Physics textbooks often announce that bodies “obey” the law of gravity. The metaphor suggests that matter is a disciplined citizenry, compelled to follow the decrees of an invisible dictator. An apple drops from a tree, not because of relational forces of mass and distance, but because it has been legally bound by Newton’s command.
The problem is not that this is untrue, but that it is ontologically misleading. Laws in physics are not edicts imposed from above. They are descriptions of regularities — ways of construing patterned relations between masses, distances, and accelerations. To construe them as commands is to import a political ontology into the cosmos, one in which matter has no agency but is subject to authority.
The Authoritarian Cosmos
The “law of gravity” metaphor flourishes because it resonates with social structures: rulers give orders, subjects obey. In this metaphorical universe:
-
Planets are loyal bureaucrats, orbiting without complaint.
-
Falling apples are model citizens, demonstrating compliance with Newton’s regime.
-
Rebellious objects — say, a balloon — must be “corrected” by supplementary laws (buoyancy, pressure).

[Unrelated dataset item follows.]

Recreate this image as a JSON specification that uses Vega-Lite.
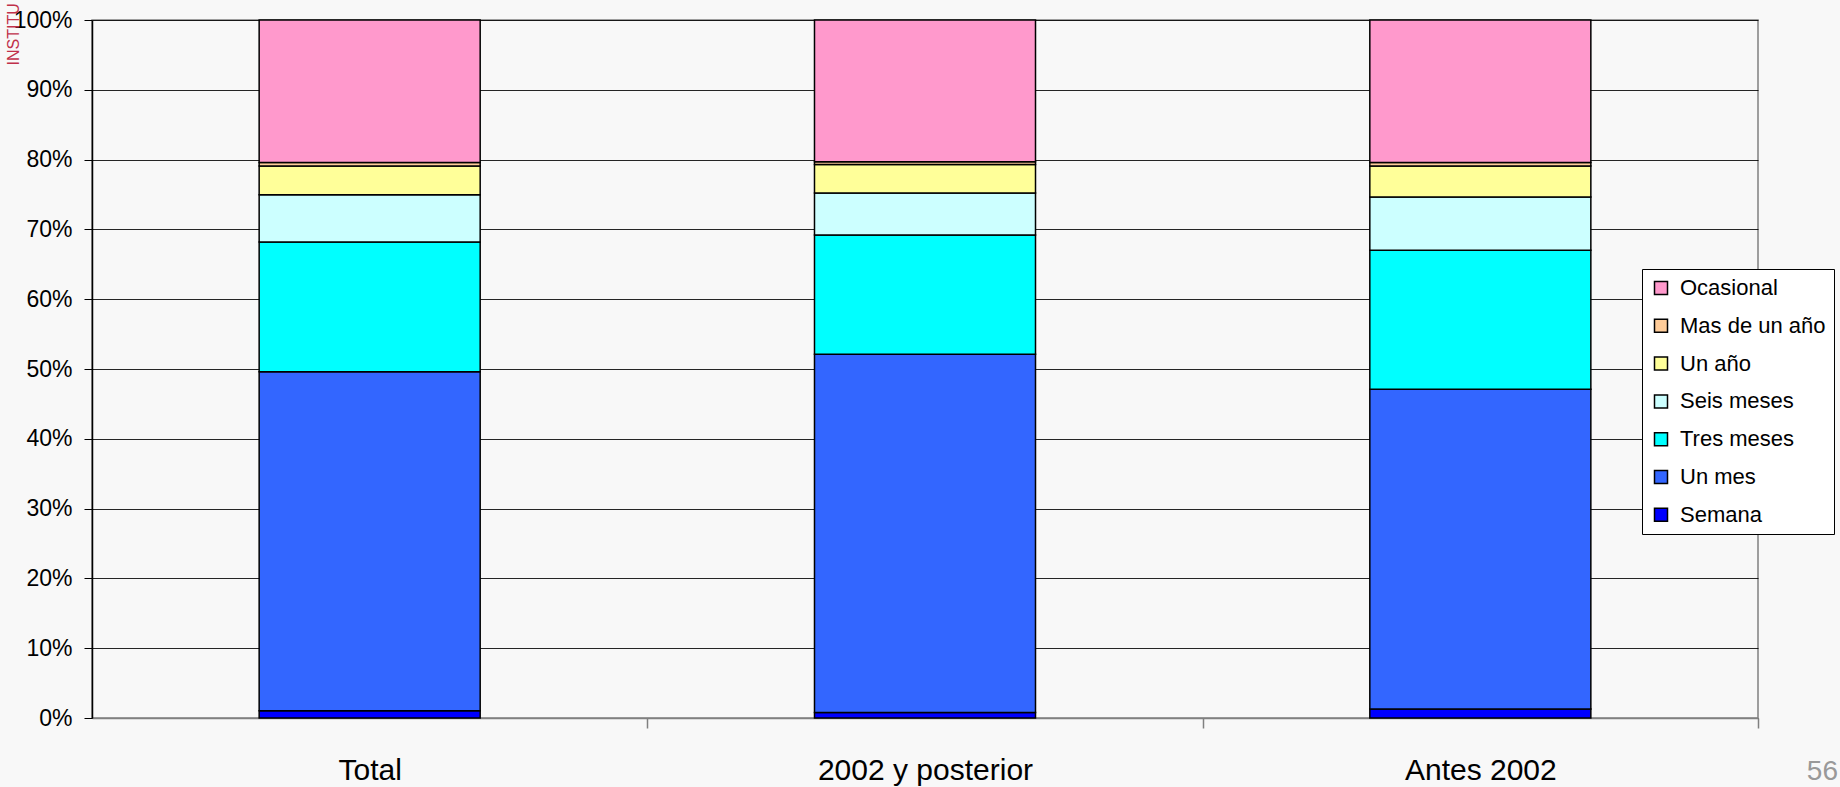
{
  "$schema": "https://vega.github.io/schema/vega-lite/v6.json",
  "autosize": {"type": "none"},
  "padding": {"left": 92, "top": 20, "right": 82, "bottom": 69},
  "width": 1666,
  "height": 698,
  "background": "#F8F8F8",
  "config": {
    "font": "Liberation Sans",
    "view": {"stroke": "#808080", "strokeWidth": 1.5, "fill": "#F8F8F8"}
  },
  "title": {
    "text": "56",
    "orient": "bottom",
    "anchor": "end",
    "frame": "group",
    "dx": 80,
    "offset": -27,
    "fontSize": 28,
    "fontWeight": "normal",
    "color": "#999999",
    "font": "Liberation Sans"
  },
  "data": {
    "values": [
      {"cat": "Total", "serie": "Semana", "rank": 1, "v": 1.05},
      {"cat": "Total", "serie": "Un mes", "rank": 2, "v": 48.55},
      {"cat": "Total", "serie": "Tres meses", "rank": 3, "v": 18.6},
      {"cat": "Total", "serie": "Seis meses", "rank": 4, "v": 6.75},
      {"cat": "Total", "serie": "Un año", "rank": 5, "v": 4.15},
      {"cat": "Total", "serie": "Mas de un año", "rank": 6, "v": 0.5},
      {"cat": "Total", "serie": "Ocasional", "rank": 7, "v": 20.4},
      {"cat": "2002 y posterior", "serie": "Semana", "rank": 1, "v": 0.8},
      {"cat": "2002 y posterior", "serie": "Un mes", "rank": 2, "v": 51.3},
      {"cat": "2002 y posterior", "serie": "Tres meses", "rank": 3, "v": 17.1},
      {"cat": "2002 y posterior", "serie": "Seis meses", "rank": 4, "v": 6.0},
      {"cat": "2002 y posterior", "serie": "Un año", "rank": 5, "v": 4.1},
      {"cat": "2002 y posterior", "serie": "Mas de un año", "rank": 6, "v": 0.4},
      {"cat": "2002 y posterior", "serie": "Ocasional", "rank": 7, "v": 20.3},
      {"cat": "Antes 2002", "serie": "Semana", "rank": 1, "v": 1.3},
      {"cat": "Antes 2002", "serie": "Un mes", "rank": 2, "v": 45.8},
      {"cat": "Antes 2002", "serie": "Tres meses", "rank": 3, "v": 19.9},
      {"cat": "Antes 2002", "serie": "Seis meses", "rank": 4, "v": 7.65},
      {"cat": "Antes 2002", "serie": "Un año", "rank": 5, "v": 4.45},
      {"cat": "Antes 2002", "serie": "Mas de un año", "rank": 6, "v": 0.5},
      {"cat": "Antes 2002", "serie": "Ocasional", "rank": 7, "v": 20.4}
    ]
  },
  "mark": {"type": "bar", "stroke": "#000000", "strokeWidth": 1.5},
  "encoding": {
    "x": {
      "field": "cat",
      "type": "nominal",
      "sort": ["Total", "2002 y posterior", "Antes 2002"],
      "scale": {"paddingInner": 0.602, "paddingOuter": 0.301},
      "axis": {
        "title": null,
        "labelAngle": 0,
        "labelFontSize": 30,
        "labelColor": "#000000",
        "labelPadding": 27,
        "labelLimit": 500,
        "bandPosition": 1,
        "tickOffset": 167,
        "labelOffset": -167,
        "tickSize": 10,
        "tickColor": "#808080",
        "tickWidth": 1.5,
        "domainColor": "#808080",
        "domainWidth": 1.5,
        "grid": false
      }
    },
    "y": {
      "field": "v",
      "type": "quantitative",
      "stack": "zero",
      "scale": {"domain": [0, 100], "nice": false},
      "axis": {
        "title": "INSTITU",
        "titleColor": "#C0304A",
        "titleFont": "Liberation Sans",
        "titleFontSize": 16,
        "titleFontWeight": "normal",
        "titleAngle": 270,
        "titleAlign": "left",
        "titleBaseline": "middle",
        "titleX": -79,
        "titleY": 45,
        "values": [0, 10, 20, 30, 40, 50, 60, 70, 80, 90, 100],
        "labelExpr": "datum.value + '%'",
        "labelFontSize": 23,
        "labelColor": "#000000",
        "labelPadding": 12,
        "tickSize": 8,
        "tickColor": "#000000",
        "domainColor": "#000000",
        "domainWidth": 1.5,
        "grid": true,
        "gridColor": "#000000",
        "gridWidth": 1,
        "gridOpacity": 0.85
      }
    },
    "color": {
      "field": "serie",
      "type": "nominal",
      "scale": {
        "domain": ["Ocasional", "Mas de un año", "Un año", "Seis meses", "Tres meses", "Un mes", "Semana"],
        "range": ["#FF99CC", "#FFCC99", "#FFFF99", "#CCFFFF", "#00FFFF", "#3366FF", "#0000FF"]
      },
      "legend": {
        "title": null,
        "orient": "none",
        "legendX": 1550,
        "legendY": 249,
        "padding": 8,
        "fillColor": "#FFFFFF",
        "strokeColor": "#000000",
        "symbolType": "square",
        "symbolSize": 169,
        "symbolStrokeColor": "#000000",
        "symbolStrokeWidth": 1.5,
        "symbolOpacity": 1,
        "labelFontSize": 22,
        "labelColor": "#000000",
        "labelOffset": 8,
        "rowPadding": 15.8,
        "labelLimit": 300
      }
    },
    "order": {"field": "rank", "type": "quantitative", "sort": "ascending"}
  }
}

The cosmos is depicted as a perfectly run police state.
Why This Is Misleading
The danger of this metaphor is that it treats patterns of relation as if they were external commands. It conceals the fact that what we call “gravity” is a construal of how matter relates to other matter. There is no dictator in the sky — only systemic regularities we’ve abstracted into equations.
By miscasting relational pattern as authoritarian decree, we risk misunderstanding both science and the world it describes. Laws are not imposed; they are inferred.
Relational Ontology Footnote
From a relational perspective, “law” is better seen as a second-order construal of consistent relational patterns. The apple and the Earth do not “obey” anything — they align in a patterned relation of mutual attraction. The “law” is our codification of that construal, not a cosmic policeman issuing tickets for noncompliance.
Closing Joke (Because Parody)
If gravity truly were a dictator, balloons would be jailed, satellites would face tribunals, and every physicist would be guilty of treason for inventing exceptions. The apple, at least, would remain obedient — though perhaps only because it had no union.